UBC concrete

UBC develops seismic-resistant concrete

Elementary schools in Vancouver and India will be pilot projects for the material
Monday, November 6, 2017

Researchers at the University of British Columbia (UBC) have developed a new seismic-resistant, fibre-reinforced concrete that can dramatically enhance the earthquake resistance of a seismically vulnerable structure.

Called EDCC (eco-friendly ductile cementitious composite), the material is engineered at the molecular level to react similarly to steel – with high strength, ductility and malleability.
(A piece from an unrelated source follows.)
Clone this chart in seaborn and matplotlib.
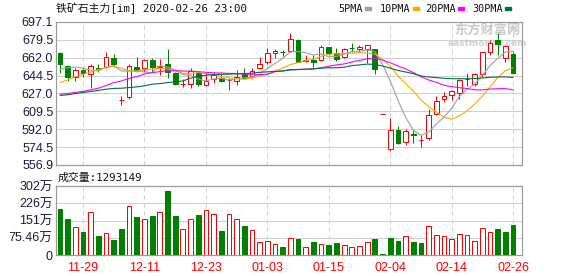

When sprayed onto the surface of traditionally poured interior concrete walls, it reinforces against seismic intensities as high as the magnitude 9.0-9.1 earthquake that hit Tohoku, Japan in 2011.

“We sprayed a number of walls with a 10 millimetre-thick layer of EDCC, which is sufficient to reinforce most interior walls against seismic shocks,” says Salman Soleimani-Dashtaki, a PhD candidate in the department of civil engineering at UBC. “Then we subjected them to Tohoku-level quakes and other types and intensities of earthquakes — and we couldn’t break them.”

In an earthquake concrete usually cracks and then crumbles — the EDCC helps to hold the concrete together, keeping walls and buildings intact.

Not only does it perform well seismically, the material also uses little cement. EDCC combines cement with polymer-based fibres, flyash and other industrial additives, making it highly sustainable, according to UBC civil engineering professor Nemy Banthia, who supervised the work.

“By replacing nearly 70 per cent of cement with flyash, an industrial byproduct, we can reduce the amount of cement used,” said Banthia. “This is quite an urgent requirement as one tonne of cement production releases almost a tonne of carbon dioxide into the atmosphere, and the cement industry produces close to seven per cent of global greenhouse gas emissions.”

EDCC has been added as an official retrofit option in B.C’s seismic retrofit program, where high risk schools are undergoing upgrades. The material will see its first real-life application this fall as part of the seismic retrofit of the Dr. Annie B. Jamieson Elementary School in Vancouver as well as an elementary school in Roorkee, Uttarakhand, a highly earthquake-prone area in northern India.

“This UBC-developed technology has far-reaching impact and could save the lives of not only British Columbians, but citizens throughout the world,” said Advanced Education, Skills and Training Minister Melanie Mark. “The earthquake-resistant concrete is a great example of how applied research at our public universities is developing the next generation of agents of change.”

Able to be applied to a variety of concrete structures, the researchers also anticipate use in the construction of pipelines, pavements, offshore platforms, blast-resistant structures, and industrial floors.

The research was funded by the UBC-hosted Canada-India Research Centre of Excellence IC-IMPACTS, which promotes research collaboration between Canada and India.

“This technology is gaining significant attention in India and will provide our Canadian companies a strong competitive edge in the growing global infrastructure market,” added Banthia, who also serves as IC-IMPACTS scientific director.